Drawn & Quarterly
TPB March 7, 2017
Disclaimer: Terms and Conditions was reviewed with a copy provided by the publisher.
Many elementary school students, when confronted with a chunk of text beyond their previously experienced reading level, are advised to break up said text in order to make it easier to process. This is not a novel concept.
Sikoryak’s idea to pay homage to almost 100 classic comics and paste over them with Apple’s terms and conditions, which every customer must agree to in order to use iTunes and other Apple products, is a novel concept. This dense, ambitious task impresses on its own merit, and Sikoryak’s ability to imitate the dozens of styles–including Allie Brosh’s Hyperbole and a Half, DC Comics’ Sandman, and Bryan Lee O’Malley’s Scott Pilgrim–as he inserts cartoon versions of Apple founder Steve Jobs into each page, should not go unapplauded. However, unless you’re already immersed in comics history, many of these will go unrecognized. And although the goal of Terms & Conditions is to make this dull legal contract readable and accessible, it moves at a sluggish pace counter to this intention. Unless already invested in comics history or law, you will not find the reading experience smooth.

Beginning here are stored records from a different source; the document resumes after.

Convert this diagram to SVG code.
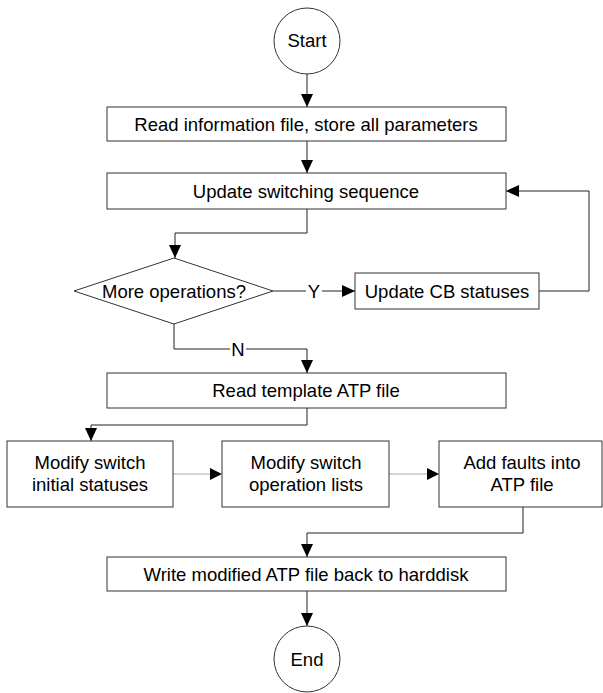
<svg xmlns="http://www.w3.org/2000/svg" width="603" height="693" viewBox="0 0 603 693">
<style>
.box{fill:#fff;stroke:#333;stroke-width:1}
.t{font-family:"Liberation Sans",Arial,sans-serif;font-size:18.5px;fill:#000;text-anchor:middle}
.c{fill:none;stroke:#222;stroke-width:1}
.g{fill:none;stroke:#aaa;stroke-width:1}
</style>
<defs>
<marker id="a" markerWidth="13" markerHeight="12" refX="13" refY="6" orient="auto" markerUnits="userSpaceOnUse">
<path d="M0,0 L13,6 L0,12 Z" fill="#000"/>
</marker>
</defs>
<rect width="603" height="693" fill="#fff"/>
<g id="connectors">
<path class="c" d="M307,74 V107" marker-end="url(#a)"/>
<path class="c" d="M307,141 V173" marker-end="url(#a)"/>
<path class="c" d="M307,209 V233 H175 V258" marker-end="url(#a)"/>
<path class="c" d="M273,291 H306"/>
<path class="c" d="M322,291 H355" marker-end="url(#a)"/>
<path class="c" d="M539,291 H589 V191 H506" marker-end="url(#a)"/>
<path class="c" d="M174,324 V349 H230"/>
<path class="c" d="M246,349 H307 V373" marker-end="url(#a)"/>
<path class="c" d="M307,408 V425 H91 V441" marker-end="url(#a)"/>
<path class="g" d="M173,474 H210"/>
<path d="M210,468 L222,474 L210,480 Z" fill="#000"/>
<path class="g" d="M389,474 H427"/>
<path d="M427,468 L439,474 L427,480 Z" fill="#000"/>
<path class="c" d="M523,507 V533 H307 V557" marker-end="url(#a)"/>
<path class="c" d="M307,591 V626" marker-end="url(#a)"/>
<text class="t" x="314" y="298">Y</text>
<text class="t" x="238" y="356">N</text>
</g>
<g id="start">
<circle class="box" cx="307" cy="41" r="33"/>
<text class="t" x="307" y="47">Start</text>
</g>
<g id="read-info">
<rect class="box" x="107" y="107" width="399" height="34"/>
<text class="t" x="306" y="130.5">Read information file, store all parameters</text>
</g>
<g id="update-seq">
<rect class="box" x="107" y="173" width="399" height="36"/>
<text class="t" x="306" y="197.5">Update switching sequence</text>
</g>
<g id="more-ops">
<polygon class="box" points="74,291 174,258 273,291 174,324"/>
<text class="t" x="174" y="297.5">More operations?</text>
</g>
<g id="update-cb">
<rect class="box" x="355" y="273" width="184" height="36"/>
<text class="t" x="447" y="297.5">Update CB statuses</text>
</g>
<g id="read-template">
<rect class="box" x="107" y="373" width="399" height="35"/>
<text class="t" x="306" y="397">Read template ATP file</text>
</g>
<g id="modify-initial">
<rect class="box" x="7" y="441" width="166" height="66"/>
<text class="t" x="90" y="468.5">Modify switch</text>
<text class="t" x="90" y="490.5">initial statuses</text>
</g>
<g id="modify-ops">
<rect class="box" x="222" y="441" width="167" height="66"/>
<text class="t" x="306" y="468.5">Modify switch</text>
<text class="t" x="306" y="490.5">operation lists</text>
</g>
<g id="add-faults">
<rect class="box" x="439" y="441" width="163" height="66"/>
<text class="t" x="522" y="468.5">Add faults into</text>
<text class="t" x="522" y="490.5">ATP file</text>
</g>
<g id="write-file">
<rect class="box" x="107" y="557" width="399" height="34"/>
<text class="t" x="306" y="580.5">Write modified ATP file back to harddisk</text>
</g>
<g id="end">
<circle class="box" cx="307" cy="659" r="33"/>
<text class="t" x="307" y="665.5">End</text>
</g>
</svg>
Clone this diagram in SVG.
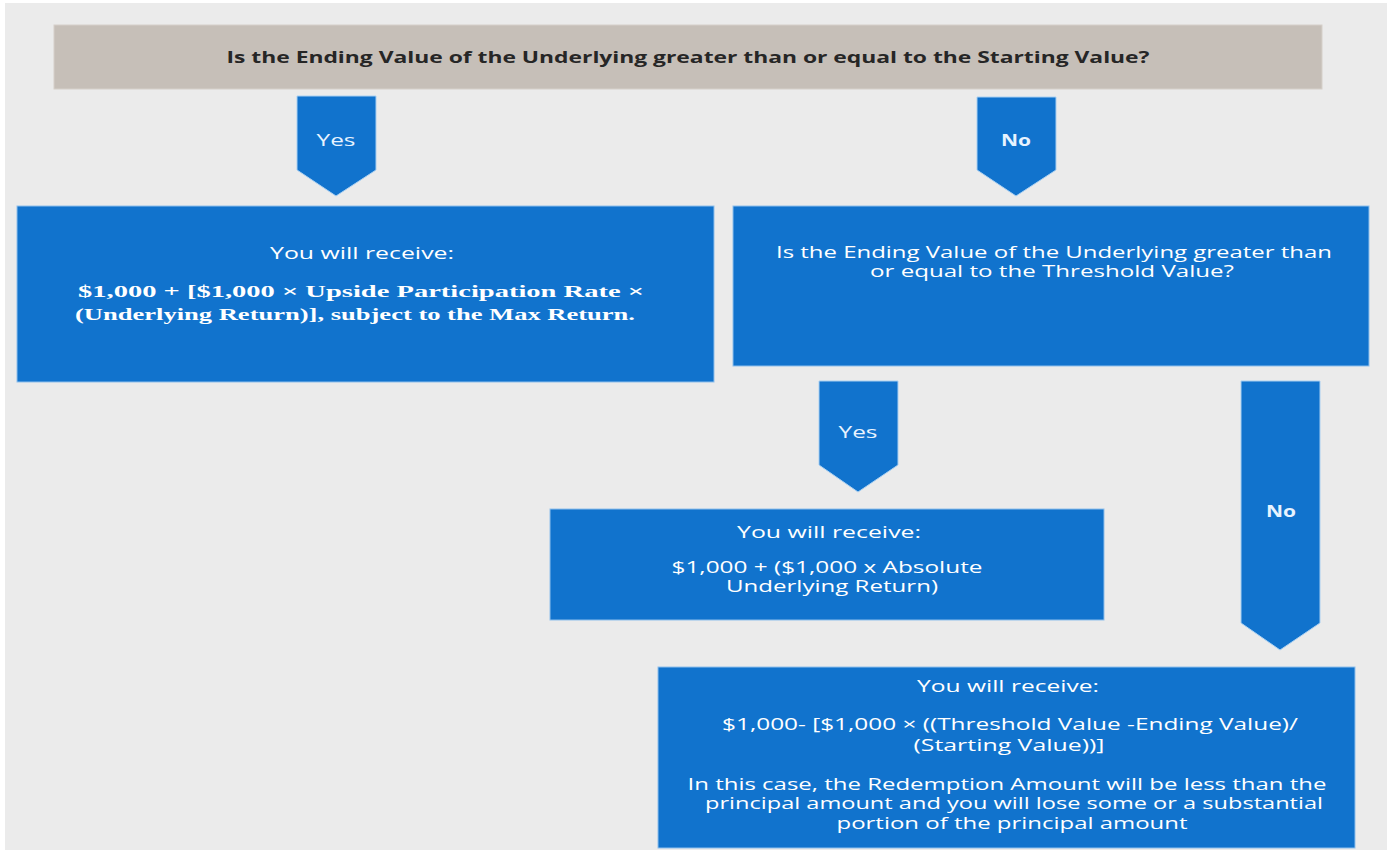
<svg xmlns="http://www.w3.org/2000/svg" width="1393" height="852" viewBox="0 0 1393 852">
<style>
.box{fill:#1173cd;stroke:#8fc0ec;stroke-width:1}
.arrow{fill:#1173cd;stroke:#a9d0f2;stroke-width:1}
.bar{fill:#c6bfb8;stroke:#d6d0ca;stroke-width:1}
.t{font-family:"Open Sans","Liberation Sans",sans-serif;fill:#ffffff;text-anchor:middle;font-size:15.5px}
.lbl{font-family:"Open Sans","Liberation Sans",sans-serif;fill:#e8f3ff;text-anchor:middle;font-size:16px}
.s{font-family:"Liberation Serif","DejaVu Serif",serif;font-weight:bold;fill:#ffffff;text-anchor:middle;font-size:17px}
.title{font-family:"Open Sans","Liberation Sans",sans-serif;font-weight:bold;fill:#262626;text-anchor:middle;font-size:16px}
</style>
<rect x="0" y="0" width="1393" height="852" fill="#ffffff"/>
<rect x="5" y="3" width="1382" height="847" fill="#ebebeb"/>
<g id="connectors">
<g id="c-yes1">
<polygon class="arrow" points="297,96 376,96 376,170 336,196 297,170"/>
<text class="lbl" x="336" y="146" textLength="39" lengthAdjust="spacingAndGlyphs">Yes</text>
</g>
<g id="c-no1">
<polygon class="arrow" points="977,97 1056,97 1056,170 1016,196 977,170"/>
<text class="lbl" x="1016" y="146" font-weight="bold" textLength="30" lengthAdjust="spacingAndGlyphs">No</text>
</g>
<g id="c-yes2">
<polygon class="arrow" points="819,381 898,381 898,465 858,492 819,465"/>
<text class="lbl" x="858" y="438" textLength="39" lengthAdjust="spacingAndGlyphs">Yes</text>
</g>
<g id="c-no2">
<polygon class="arrow" points="1241,381 1320,381 1320,623 1280,650 1241,623"/>
<text class="lbl" x="1281" y="517" font-weight="bold" textLength="30" lengthAdjust="spacingAndGlyphs">No</text>
</g>
</g>
<g id="q1">
<rect class="bar" x="54" y="25" width="1268" height="64"/>
<text class="title" x="688" y="63" textLength="923" lengthAdjust="spacingAndGlyphs">Is the Ending Value of the Underlying greater than or equal to the Starting Value?</text>
</g>
<g id="r1">
<rect class="box" x="17" y="206" width="697" height="176"/>
<text class="t" x="362" y="259" textLength="184" lengthAdjust="spacingAndGlyphs">You will receive:</text>
<text class="s" x="361" y="297" textLength="566" lengthAdjust="spacingAndGlyphs">$1,000 + [$1,000  × Upside Participation Rate  ×</text>
<text class="s" x="355" y="320" textLength="560" lengthAdjust="spacingAndGlyphs">(Underlying Return)], subject to the Max Return.</text>
</g>
<g id="q2">
<rect class="box" x="733" y="206" width="636" height="160"/>
<text class="t" x="1054" y="258" textLength="556" lengthAdjust="spacingAndGlyphs">Is the Ending Value of the Underlying greater than</text>
<text class="t" x="1052" y="277" textLength="364" lengthAdjust="spacingAndGlyphs">or equal to the Threshold Value?</text>
</g>
<g id="r2">
<rect class="box" x="550" y="509" width="554" height="111"/>
<text class="t" x="829" y="538" textLength="184" lengthAdjust="spacingAndGlyphs">You will receive:</text>
<text class="t" x="827" y="573" textLength="311" lengthAdjust="spacingAndGlyphs">$1,000 + ($1,000 x Absolute</text>
<text class="t" x="832" y="592" textLength="212" lengthAdjust="spacingAndGlyphs">Underlying Return)</text>
</g>
<g id="r3">
<rect class="box" x="658" y="667" width="697" height="181"/>
<text class="t" x="1008" y="692" textLength="182" lengthAdjust="spacingAndGlyphs">You will receive:</text>
<text class="t" x="1010" y="730" textLength="576" lengthAdjust="spacingAndGlyphs">$1,000- [$1,000 × ((Threshold Value -Ending Value)/</text>
<text class="t" x="1009" y="751" textLength="191" lengthAdjust="spacingAndGlyphs">(Starting Value))]</text>
<text class="t" x="1007" y="790" textLength="639" lengthAdjust="spacingAndGlyphs">In this case, the Redemption Amount will be less than the</text>
<text class="t" x="1014" y="809" textLength="618" lengthAdjust="spacingAndGlyphs">principal amount and you will lose some or a substantial</text>
<text class="t" x="1012" y="829" textLength="351" lengthAdjust="spacingAndGlyphs">portion of the principal amount</text>
</g>
</svg>
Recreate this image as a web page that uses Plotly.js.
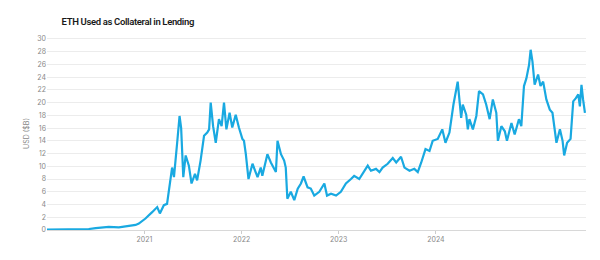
<!DOCTYPE html>
<html>
<head>
<meta charset="utf-8">
<script src="https://cdn.plot.ly/plotly-3.0.1.min.js"></script>
<style>
  html, body { margin: 0; padding: 0; background: #fff; }
  #chart { width: 600px; height: 260px; }
  #chart .gtitle { letter-spacing: -0.35px; }
</style>
</head>
<body>
<div id="chart"></div>
<script>
const chartTitle = "ETH Used as Collateral in Lending";
const yAxisTitle = "USD ($B)";

const dates = [
  "2020-01-01","2020-02-14","2020-04-11","2020-06-06","2020-07-02","2020-07-26","2020-08-20","2020-09-27",
  "2020-11-04","2020-11-29","2020-12-11","2021-01-05","2021-01-30","2021-02-18","2021-02-28","2021-03-15",
  "2021-03-27","2021-04-09","2021-04-15","2021-04-22","2021-04-28","2021-05-04","2021-05-13","2021-05-19",
  "2021-05-27","2021-06-05","2021-06-17","2021-06-27","2021-07-10","2021-07-18","2021-07-31","2021-08-13",
  "2021-08-25","2021-09-01","2021-09-07","2021-09-16","2021-09-26","2021-10-08","2021-10-18","2021-10-27",
  "2021-11-05","2021-11-17","2021-11-27","2021-12-10","2021-12-22","2022-01-04","2022-01-10","2022-01-17",
  "2022-01-27","2022-02-11","2022-03-02","2022-03-14","2022-03-20","2022-04-08","2022-04-21","2022-05-10",
  "2022-05-16","2022-05-29","2022-06-10","2022-06-16","2022-06-22","2022-07-05","2022-07-18","2022-07-31",
  "2022-08-12","2022-08-22","2022-09-06","2022-09-18","2022-10-01","2022-10-20","2022-11-08","2022-11-18",
  "2022-12-03","2022-12-22","2023-01-09","2023-01-28","2023-02-16","2023-02-28","2023-03-19","2023-04-20",
  "2023-05-02","2023-05-21","2023-06-03","2023-06-15","2023-07-04","2023-07-23","2023-08-05","2023-08-23",
  "2023-09-05","2023-09-24","2023-10-12","2023-10-25","2023-11-07","2023-11-23","2023-12-08","2023-12-20",
  "2024-01-08","2024-01-25","2024-02-06","2024-02-21","2024-03-07","2024-03-23","2024-04-05","2024-04-11",
  "2024-04-24","2024-04-30","2024-05-06","2024-05-19","2024-06-01","2024-06-11","2024-06-26","2024-07-08",
  "2024-07-21","2024-08-02","2024-08-15","2024-08-21","2024-09-03","2024-09-16","2024-09-24","2024-10-11",
  "2024-10-23","2024-11-08","2024-11-17","2024-11-27","2024-12-06","2024-12-16","2024-12-22","2024-12-29",
  "2025-01-06","2025-01-19","2025-01-28","2025-02-07","2025-02-19","2025-03-04","2025-03-14","2025-03-23",
  "2025-03-29","2025-04-11","2025-04-21","2025-04-27","2025-05-08","2025-05-21","2025-05-31","2025-06-10",
  "2025-06-19","2025-06-25","2025-07-01","2025-07-07","2025-07-14"
];

const collateralUsdB = [
  0.05,0.08,0.1,0.15,0.3,0.4,0.5,0.4,
  0.6,0.8,1.0,1.8,2.8,3.6,2.6,3.9,
  4.1,7.5,9.8,8.3,10.6,13.7,17.9,16,
  8.3,11.7,10.1,7.3,8.8,7.8,10.9,14.8,
  15.3,15.8,20,16.3,13.7,17.4,16.3,20,
  15.8,18.4,16.1,18.1,16.1,14.3,14.0,11.9,
  8.0,10.4,8.3,9.8,8.5,11.9,10.6,9.1,
  14,11.9,10.9,9.8,4.9,6.0,4.7,6.5,
  7.3,8.4,6.7,6.5,5.4,6.0,7.3,5.4,
  5.7,5.4,6.0,7.3,8.0,8.5,8.0,10.1,
  9.3,9.6,9.1,9.8,10.4,11.3,10.6,11.5,
  9.8,9.3,9.6,9.1,10.6,12.7,12.4,14,
  14.3,15.8,13.7,15.3,19.7,23.3,17.6,19.7,
  18.1,15.8,17.4,15.8,17.9,21.8,21.3,19.7,
  17.4,20.5,18.4,14,16.3,15.5,14,16.8,
  15,17.4,16.3,22.6,23.8,25.9,28.3,26.4,
  22.8,24.4,22.6,23.3,20.5,18.9,18.4,15.8,
  13.7,15.8,14,11.7,13.7,14.3,20.2,20.7,
  21.3,19.4,22.8,20.5,18.4
];

const yTicks = [0,2,4,6,8,10,12,14,16,18,20,22,24,26,28,30];
const xTickVals = ["2021-01-01","2022-01-01","2023-01-01","2024-01-01"];
const xTickText = ["2021","2022","2023","2024"];

const trace = {
  x: dates,
  y: collateralUsdB,
  type: "scatter",
  mode: "lines",
  line: { color: "#19a9e1", width: 2.2 },
  hoverinfo: "x+y"
};

const layout = {
  width: 600,
  height: 260,
  margin: { l: 47, r: 14, t: 37, b: 30 },
  paper_bgcolor: "#ffffff",
  plot_bgcolor: "#ffffff",
  font: { family: "Inter, 'Noto Sans', sans-serif", color: "#888", size: 7 },
  title: {
    text: chartTitle,
    x: 0.027, xanchor: "left", xref: "paper",
    y: 0.917, yanchor: "middle",
    font: { family: "Roboto, Inter, sans-serif", size: 9.5, color: "#1a1a1a", weight: 600 }
  },
  showlegend: false,
  xaxis: {
    type: "date",
    range: ["2020-01-01", "2025-07-18"],
    tickvals: xTickVals,
    ticktext: xTickText,
    showgrid: false,
    zeroline: false,
    showline: false,
    ticks: "outside",
    ticklen: 3,
    tickcolor: "#ccc",
    tickfont: { size: 7, color: "#888" }
  },
  yaxis: {
    range: [0, 30.3],
    tickvals: yTicks,
    showgrid: true,
    gridcolor: "#ececec",
    gridwidth: 1,
    zeroline: true,
    zerolinecolor: "#d8d8d8",
    showline: false,
    ticks: "",
    tickfont: { size: 7, color: "#888" },
    title: { text: yAxisTitle, font: { size: 7, color: "#888" }, standoff: 6 }
  }
};

Plotly.newPlot("chart", [trace], layout, { displayModeBar: false, staticPlot: true });
</script>
</body>
</html>
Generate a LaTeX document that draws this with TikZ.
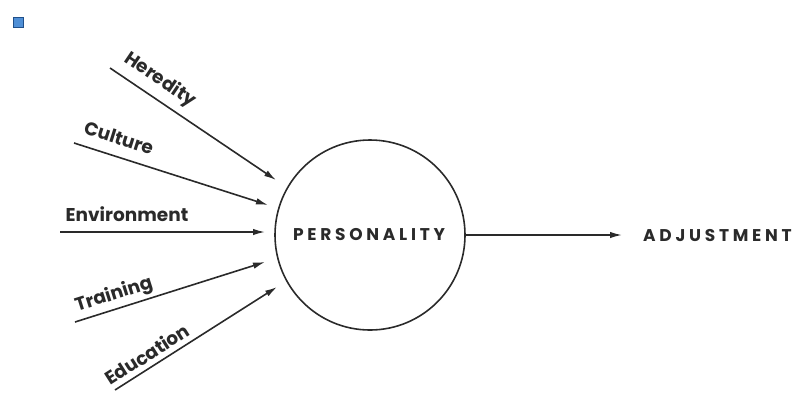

This didn’t necessarily have to be the case. The problem Terms and Conditions has stems from a misunderstanding of what makes a heavy piece of writing accessible. Yes, you can break up any text, but that doesn’t make it engaging. And engaging is the key term to accessibility, especially nowadays when the average attention span has waned since the times of pre-internet. As it stands, to make a work actually accessible to laypeople, a creator must translate it one of two ways: narrative or colloquialism.
Although it includes references to many famous comics narratives, Terms and Conditions has none of its own. It jumps from homage to homage with seemingly no direction or connection between each page. There lacks even a connection between the images Sikoryak draws and the legal language that appears, which makes the reading experience one extended stream of nonsequiturs that you must endure for almost 100 pages. Because the language and the images are mismatched, the art distracts rather than supports the contract. The result is that you may as well have read the contract without the comics.
You admittedly can learn a few interesting things about what you agree to when using Apple products in Terms and Conditions. For instance, did you know that it’s your responsibility to review the contract with your child before they ever use an Apple product? Did you know that the way Genius works is by Apple collecting your data along with that of all other Genius users and synthesizing it into guesswork about what new music you may like? Did you know that Apple takes ownership of any sellable thing you might create through one of their apps and does not owe you any payment for its potential usage?
That said, you just learned all of those things by reading this colloquial translation, which demonstrates that Terms & Conditions isn’t necessarily the best way for you to gain that information. Beyond a semi-fascinating vanity project, Terms and Conditions does not serve to teach anything that couldn’t have been done through better means. As I said, the aim of turning a utilitarian legal document into visually appealing art is a unique idea. But that doesn’t mean there’s anything worthwhile in consuming the whole, mediocre result.